Ce sujet inspiré du récit autobiographique de Joe Pistone, un véritable flic des années 70 infiltré chez les mafieux, avait tout pour inspirer un Scorsese ou un De Palma, mais c'est étrangement le British Mike Newell qui le réalise, en saisissant à merveille la vitalité des personnages et le caractère tragi-comique de certaines situations. Ce n'est en effet pas un film de gangsters classique dans le sens où l'intrigue n'est pas rythmée par les figures imposées de ce type de films (règlements de comptes, meurtres sanglants, poursuites, actes violents...). Ici, c'est les états d' âme du héros, tiraillé entre le désir de mener à bien sa mission et la nécessité de s'occuper de sa famille, qui font avancer l'histoire, il est tellement infiltré qu'il se demande qui il est.

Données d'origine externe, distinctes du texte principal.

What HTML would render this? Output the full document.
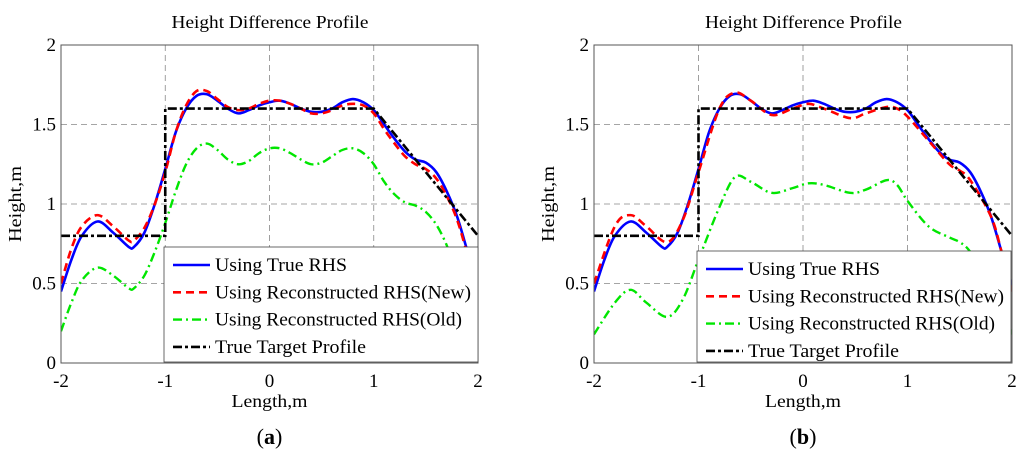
<!DOCTYPE html>
<html><head><meta charset="utf-8"><style>
body{margin:0;background:#fff;}
svg{display:block;font-family:"Liberation Serif",serif;}
</style></head><body>
<svg id="fig" width="1024" height="453" viewBox="0 0 1024 453"></svg>
<script>
const xTicks=[-2,-1,0,1,2];
const yTicks=[0,0.5,1,1.5,2];
const yTickLabels=["0","0.5","1","1.5","2"];
const xTickLabels=["-2","-1","0","1","2"];
const xsA=[-2,-1.9,-1.8,-1.65,-1.5,-1.35,-1.3,-1.2,-1.1,-1,-0.9,-0.8,-0.7,-0.6,-0.5,-0.4,-0.3,-0.2,-0.1,0,0.1,0.2,0.3,0.4,0.5,0.6,0.7,0.8,0.9,1,1.1,1.2,1.3,1.4,1.5,1.6,1.7,1.8,1.9,2];
const blueA=[0.45,0.65,0.8,0.89,0.82,0.73,0.73,0.82,1.0,1.22,1.45,1.6,1.68,1.69,1.65,1.6,1.57,1.59,1.62,1.64,1.65,1.63,1.6,1.58,1.58,1.6,1.64,1.66,1.64,1.59,1.5,1.41,1.33,1.28,1.26,1.2,1.08,0.92,0.7,0.48];
const redA=[0.5,0.72,0.86,0.93,0.86,0.77,0.77,0.85,1.0,1.2,1.45,1.62,1.71,1.71,1.66,1.61,1.59,1.6,1.63,1.65,1.65,1.63,1.6,1.57,1.57,1.59,1.62,1.63,1.62,1.57,1.47,1.38,1.3,1.25,1.22,1.16,1.05,0.9,0.68,0.46];
const greenA=[0.2,0.38,0.52,0.6,0.55,0.47,0.47,0.55,0.7,0.88,1.08,1.25,1.35,1.38,1.34,1.28,1.25,1.27,1.32,1.35,1.35,1.32,1.28,1.25,1.26,1.3,1.34,1.35,1.32,1.25,1.14,1.06,1.01,0.99,0.95,0.87,0.74,0.55,0.38,0.24];
const xsB=[-2,-1.8,-1.65,-1.5,-1.3,-1.15,-1,-0.8,-0.65,-0.5,-0.3,-0.1,0.05,0.2,0.45,0.6,0.8,0.9,1,1.2,1.4,1.5,1.6,1.8,1.9,2];
const redB=[0.5,0.86,0.93,0.86,0.76,0.9,1.2,1.6,1.7,1.65,1.56,1.6,1.63,1.6,1.54,1.57,1.61,1.6,1.55,1.4,1.25,1.21,1.15,0.92,0.7,0.45];
const greenB=[0.18,0.38,0.46,0.38,0.29,0.4,0.65,0.98,1.17,1.14,1.07,1.1,1.13,1.12,1.07,1.09,1.15,1.12,1.02,0.86,0.79,0.76,0.7,0.5,0.4,0.18];
const targetX=[-2,-1,-1,1,2];
const targetY=[0.8,0.8,1.6,1.6,0.8];
const legendLabels=["Using True RHS","Using Reconstructed RHS(New)","Using Reconstructed RHS(Old)","True Target Profile"];
const legendWidths=[132,256,247,151];

const NS="http://www.w3.org/2000/svg";
const svg=document.getElementById('fig');
function mk(tag,attrs,parent){const e=document.createElementNS(NS,tag);for(const k in attrs)e.setAttribute(k,attrs[k]);(parent||svg).appendChild(e);return e;}
function smooth(pts){let d="M"+pts[0][0]+","+pts[0][1];for(let i=0;i<pts.length-1;i++){const p0=pts[Math.max(0,i-1)],p1=pts[i],p2=pts[i+1],p3=pts[Math.min(pts.length-1,i+2)];const c1=[p1[0]+(p2[0]-p0[0])/6,p1[1]+(p2[1]-p0[1])/6],c2=[p2[0]-(p3[0]-p1[0])/6,p2[1]-(p3[1]-p1[1])/6];d+=" C"+c1+" "+c2+" "+p2;}return d;}

function panel(id,L,R,T,B,series,legBox,label){
  const g=mk('g',{});
  
  
  const sx=v=>L+(v+2)/4*(R-L), sy=v=>B-v/2*(B-T);
  const clip=mk('clipPath',{id:'clip'+id},g);mk('rect',{x:L,y:T,width:R-L,height:B-T},clip);
  const t=mk('text',{x:(L+R)/2-98,y:28,'font-size':18,textLength:197,lengthAdjust:'spacingAndGlyphs'},g);t.textContent="Height Difference Profile";
  
  xTicks.forEach((v,i)=>{
    if(i>0&&i<4){const l=mk('line',{x1:sx(v),x2:sx(v),y1:T,y2:B,stroke:'#888','stroke-dasharray':'6,4','stroke-width':0.8},g);}
    const tx=mk('text',{x:sx(v),y:B+24,'text-anchor':'middle','font-size':19},g);tx.textContent=xTickLabels[i];
    
  });
  yTicks.forEach((v,i)=>{
    if(i>0&&i<4){const l=mk('line',{x1:L,x2:R,y1:sy(v),y2:sy(v),stroke:'#888','stroke-dasharray':'6,4','stroke-width':0.8},g);}
    const ty=mk('text',{x:L-5,y:sy(v)+6,'text-anchor':'end','font-size':19},g);ty.textContent=yTickLabels[i];
    
  });
  const cg=mk('g',{'clip-path':'url(#clip'+id+')'},g);
  series.forEach(s=>{
    const pts=s.x.map((v,i)=>[sx(v),sy(s.y[i])]);
    const d=s.step?("M"+pts.map(p=>p.join(',')).join(' L')):smooth(pts);
    const p=mk('path',{d:d,fill:'none',stroke:s.c,'stroke-width':s.w,'stroke-dasharray':s.dash||'none'},cg);
    
  });
  const ax=mk('rect',{x:L,y:T,width:R-L,height:B-T,fill:'none',stroke:'#555','stroke-width':1},g);
  
  const lg=mk('g',{},g);
  mk('rect',{x:legBox[0],y:legBox[1],width:legBox[2],height:legBox[3],fill:'#fff',stroke:'#444','stroke-width':0.8},lg);
  [0,1,2,3].forEach(i=>{
    const s=series[i];const yy=legBox[1]+18+i*27.3;
    mk('line',{x1:legBox[0]+9,x2:legBox[0]+46,y1:yy,y2:yy,stroke:s.c,'stroke-width':s.w,'stroke-dasharray':s.dash||'none'},lg);
    const tt=mk('text',{x:legBox[0]+51,y:yy+6,'font-size':19,textLength:legendWidths[i],lengthAdjust:'spacingAndGlyphs'},lg);tt.textContent=legendLabels[i];
    
  });
  const xl=mk('text',{x:(L+R)/2-38,y:B+44,'font-size':18,textLength:76,lengthAdjust:'spacingAndGlyphs'},g);xl.textContent="Length,m";
  
  const yl=mk('text',{x:-38,y:0,'font-size':18,textLength:76,lengthAdjust:'spacingAndGlyphs',transform:'translate('+(L-40)+','+((T+B)/2)+') rotate(-90)'},g);yl.textContent="Height,m";
  
  const pl=mk('text',{x:(L+R)/2,y:444,'text-anchor':'middle','font-size':22},g);
  pl.innerHTML='(<tspan font-weight="bold">'+label+'</tspan>)';
  
}
const mkSeries=(xs,blue,red,green)=>[
  {x:xsA,y:blueA,c:'#0000ff',w:2.6,name:'true-rhs-line'},
  {x:xs,y:red,c:'#ff0000',w:2.6,dash:'8,5',name:'reconstructed-new-line'},
  {x:xs,y:green,c:'#00e600',w:2.4,dash:'9,4,2,4',name:'reconstructed-old-line'},
  {x:targetX,y:targetY,c:'#000',w:2.6,dash:'9,3,3,3',step:true,name:'target-profile-line'}];
panel('a',61,478,45,363,mkSeries(xsA,blueA,redA,greenA),[164,247,314,115],'a');
panel('b',594,1012,45,363,mkSeries(xsB,blueA,redB,greenB),[697,251,314,111],'b');
</script>
</body></html>
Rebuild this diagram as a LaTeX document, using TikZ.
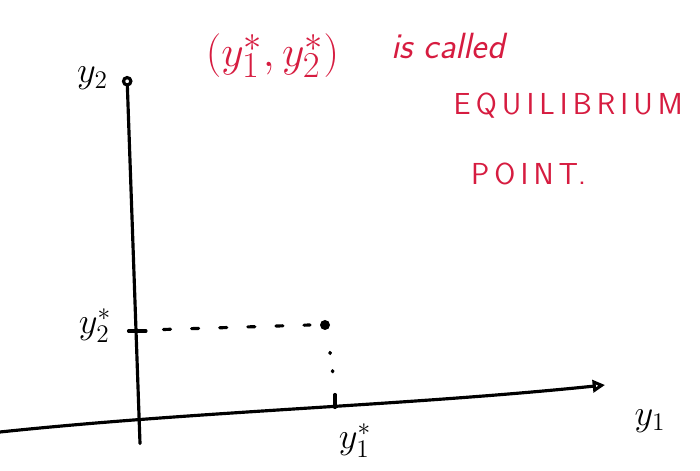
\documentclass[tikz,border=0pt]{standalone}
\usepackage{tikz}
\usetikzlibrary{arrows.meta, positioning, calc}
\definecolor{inkred}{RGB}{214, 28, 64}

\begin{document}
\begin{tikzpicture}[
  axis/.style={line width=1.8pt, black, line cap=round},
  guide/.style={line width=1.8pt, black, dash pattern=on 4pt off 12pt, line cap=round},
  dots/.style={line width=2pt, black, dash pattern=on 0.5pt off 10pt, line cap=round},
  lab/.style={font=\huge, black},
  note/.style={font=\huge\sffamily, inkred, anchor=west}
]
  \useasboundingbox (0,0) rectangle (14,9.42);

  % axes
  \coordinate (xstart) at (0,0.78);
  \coordinate (xend) at (12.1,1.72);
  \coordinate (ystart) at (2.8,0.55);
  \coordinate (yend) at (2.54,7.9);
  \draw[axis, -{Triangle[open, length=7pt, width=7pt]}]
    (xstart) .. controls (4,1.2) and (8,1.3) .. (xend);
  \draw[axis, -{Circle[open, length=6pt]}] (ystart) -- (yend);

  \node[lab] (ylab1) at (13.0,1.0) {$y_1$};
  \node[lab] (ylab2) at (1.85,7.85) {$y_2$};

  % equilibrium point
  \coordinate (tick2) at (2.72,2.8);
  \coordinate (tick1) at (6.7,1.4);
  \draw[axis] ($(tick2)+(-0.15,0)$) -- ($(tick2)+(0.2,0)$);
  \draw[axis] ($(tick1)+(0,-0.13)$) -- ($(tick1)+(0,0.13)$);
  \fill (6.5,2.92) circle (0.1) coordinate (pt);
  \draw[guide] ($(tick2)+(0.55,0.03)$) -- ($(pt)+(-0.3,0)$);
  \draw[dots] ($(pt)+(0.1,-0.55)$) -- ($(tick1)+(0,0.25)$);

  \node[lab] (ystar2) at (1.9,2.9) {$y_2^*$};
  \node[lab] (ystar1) at (7.1,0.6) {$y_1^*$};

  % note
  \node[note, anchor=center, font=\Huge] (pair) at (5.45,8.3) {$(y_1^*,y_2^*)$};
  \node[note] (called) at (7.7,8.5) {\itshape is called};
  \node[note, font=\LARGE\sffamily] (equi) at (8.95,7.3) {E\,Q\,U\,I\,L\,I\,B\,R\,I\,U\,M};
  \node[note, font=\LARGE\sffamily] (point) at (9.3,5.95) {P\,O\,I\,N\,T.};
\end{tikzpicture}
\end{document}
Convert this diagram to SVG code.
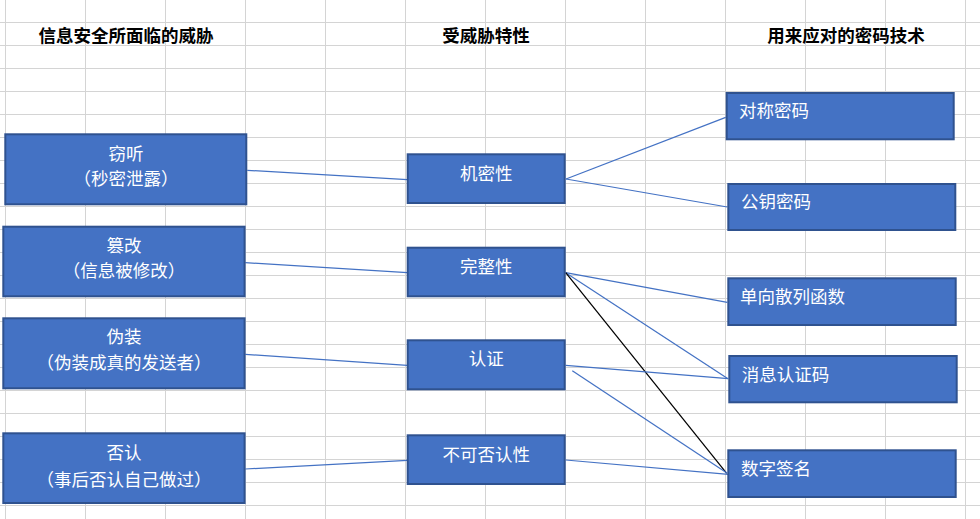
<svg xmlns="http://www.w3.org/2000/svg" width="980" height="519" viewBox="0 0 980 519">
<defs>
<style>
.grid line{stroke:#D4D4D4;stroke-width:1}
.box{fill:#4472C4;stroke:#2F528F;stroke-width:2}
.t{font-family:"Noto Sans CJK SC","Microsoft YaHei",sans-serif;font-size:17.5px;fill:#FFFFFF}
.c{text-anchor:middle}
.h{font-family:"Noto Sans CJK SC",sans-serif;font-size:17.5px;font-weight:bold;fill:#000000;text-anchor:middle}
.conn line{stroke:#4472C4;stroke-width:1.25;fill:none}
.conn line.k{stroke:#000000}
</style>
</defs>
<rect x="0" y="0" width="980" height="519" fill="#FFFFFF"/>
<g class="grid">
<line x1="5.5" y1="0" x2="5.5" y2="519"/>
<line x1="85.5" y1="0" x2="85.5" y2="519"/>
<line x1="165.5" y1="0" x2="165.5" y2="519"/>
<line x1="245.5" y1="0" x2="245.5" y2="519"/>
<line x1="325.5" y1="0" x2="325.5" y2="519"/>
<line x1="405.5" y1="0" x2="405.5" y2="519"/>
<line x1="485.5" y1="0" x2="485.5" y2="519"/>
<line x1="565.5" y1="0" x2="565.5" y2="519"/>
<line x1="645.5" y1="0" x2="645.5" y2="519"/>
<line x1="725.5" y1="0" x2="725.5" y2="519"/>
<line x1="805.5" y1="0" x2="805.5" y2="519"/>
<line x1="885.5" y1="0" x2="885.5" y2="519"/>
<line x1="965.5" y1="0" x2="965.5" y2="519"/>
<line x1="0" y1="22.5" x2="980" y2="22.5"/>
<line x1="0" y1="45.5" x2="980" y2="45.5"/>
<line x1="0" y1="68.5" x2="980" y2="68.5"/>
<line x1="0" y1="91.5" x2="980" y2="91.5"/>
<line x1="0" y1="114.5" x2="980" y2="114.5"/>
<line x1="0" y1="137.5" x2="980" y2="137.5"/>
<line x1="0" y1="160.5" x2="980" y2="160.5"/>
<line x1="0" y1="183.5" x2="980" y2="183.5"/>
<line x1="0" y1="206.5" x2="980" y2="206.5"/>
<line x1="0" y1="229.5" x2="980" y2="229.5"/>
<line x1="0" y1="252.5" x2="980" y2="252.5"/>
<line x1="0" y1="275.5" x2="980" y2="275.5"/>
<line x1="0" y1="298.5" x2="980" y2="298.5"/>
<line x1="0" y1="321.5" x2="980" y2="321.5"/>
<line x1="0" y1="344.5" x2="980" y2="344.5"/>
<line x1="0" y1="367.5" x2="980" y2="367.5"/>
<line x1="0" y1="390.5" x2="980" y2="390.5"/>
<line x1="0" y1="413.5" x2="980" y2="413.5"/>
<line x1="0" y1="436.5" x2="980" y2="436.5"/>
<line x1="0" y1="459.5" x2="980" y2="459.5"/>
<line x1="0" y1="482.5" x2="980" y2="482.5"/>
<line x1="0" y1="505.5" x2="980" y2="505.5"/>
</g>
<g id="headers">
<text class="h" x="126" y="42">信息安全所面临的威胁</text>
<text class="h" x="486" y="42">受威胁特性</text>
<text class="h" x="846" y="42">用来应对的密码技术</text>
</g>
<g id="connectors" class="conn">
<line x1="247.3" y1="170.3" x2="407.3" y2="179.7"/>
<line x1="245.3" y1="262.7" x2="407.3" y2="272.7"/>
<line x1="245.3" y1="354.3" x2="407.3" y2="365.3"/>
<line x1="245.3" y1="469" x2="407.3" y2="460.3"/>
<line x1="566" y1="179" x2="725.7" y2="117.3"/>
<line x1="566" y1="179" x2="727.3" y2="207"/>
<line x1="565.7" y1="272.7" x2="727.3" y2="302.3"/>
<line x1="565.7" y1="272.7" x2="728" y2="378.7"/>
<line class="k" x1="565.7" y1="272.7" x2="726.7" y2="473.3"/>
<line x1="565.7" y1="365.3" x2="728.3" y2="378.7"/>
<line x1="572.3" y1="370.7" x2="727.3" y2="473.3"/>
<line x1="565.7" y1="460" x2="728.3" y2="474.3"/>
</g>
<g id="n-qieting">
<rect class="box" x="5.3" y="134.3" width="241" height="70"/>
<text class="t c" x="126" y="160">窃听</text>
<text class="t c" x="126" y="185">（秒密泄露）</text>
</g>
<g id="n-cuangai">
<rect class="box" x="3.3" y="226.7" width="241.3" height="69.6"/>
<text class="t c" x="124" y="251.5">篡改</text>
<text class="t c" x="124" y="277">（信息被修改）</text>
</g>
<g id="n-weizhuang">
<rect class="box" x="3.3" y="318.3" width="241.3" height="70"/>
<text class="t c" x="124" y="343">伪装</text>
<text class="t c" x="124" y="369">（伪装成真的发送者）</text>
</g>
<g id="n-fouren">
<rect class="box" x="3.3" y="433.3" width="241.3" height="69.7"/>
<text class="t c" x="124" y="459">否认</text>
<text class="t c" x="124" y="485.5">（事后否认自己做过）</text>
</g>
<g id="n-jimixing">
<rect class="box" x="407.7" y="154.3" width="157" height="48.7"/>
<text class="t c" x="486.2" y="180">机密性</text>
</g>
<g id="n-wanzhengxing">
<rect class="box" x="407.7" y="247.7" width="157" height="48.6"/>
<text class="t c" x="486.2" y="273">完整性</text>
</g>
<g id="n-renzheng">
<rect class="box" x="407.7" y="340.3" width="157" height="49"/>
<text class="t c" x="486.2" y="365">认证</text>
</g>
<g id="n-bukefourenxing">
<rect class="box" x="407.7" y="435.3" width="157" height="48.7"/>
<text class="t c" x="486.2" y="460.5">不可否认性</text>
</g>
<g id="n-duichen">
<rect class="box" x="726.7" y="93" width="227" height="46.3"/>
<text class="t" x="739" y="117">对称密码</text>
</g>
<g id="n-gongyao">
<rect class="box" x="728.3" y="184" width="227" height="46"/>
<text class="t" x="741" y="208">公钥密码</text>
</g>
<g id="n-sanlie">
<rect class="box" x="728.3" y="278.3" width="227.4" height="46.7"/>
<text class="t" x="740" y="303">单向散列函数</text>
</g>
<g id="n-mac">
<rect class="box" x="729.3" y="356" width="227.4" height="46.3"/>
<text class="t" x="741.7" y="380.5">消息认证码</text>
</g>
<g id="n-qianming">
<rect class="box" x="728.3" y="450.3" width="227.4" height="46.7"/>
<text class="t" x="741" y="475">数字签名</text>
</g>
</svg>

Le sujet prenait le risque de lasser le public car il a été très souvent rebattu ; des flics infiltrés, on en a vu partout même dans les séries TV, je me souviens d'une excellente série des années 80, Un flic dans la mafia qui avait basé tous ses épisodes (avec des arcs) sur cette base. Ce polar repose donc avant tout sur la densité d'un extraordinaire face à face Pacino/Depp, relayé par les autres acteurs comme Michael Madsen, Anne Heche, Bruno Kirby ou James Russo. Depp étant un acteur pour lequel je n'éprouve aucune empathie, j'avoue qu'il m'a surpris ici, car il est excellent tout en émotion contenue et capable de faire passer les tourments qui l'habitent d'un simple regard. Pacino quant à lui, n'avait déjà plus rien à prouver, il est remarquable en petit truand frustré.
Une belle réussite qui se veut sombre et grave parfois, à mi-chemin des films de Scorsese et de Serpico, où l'aspect vécu donne de la profondeur.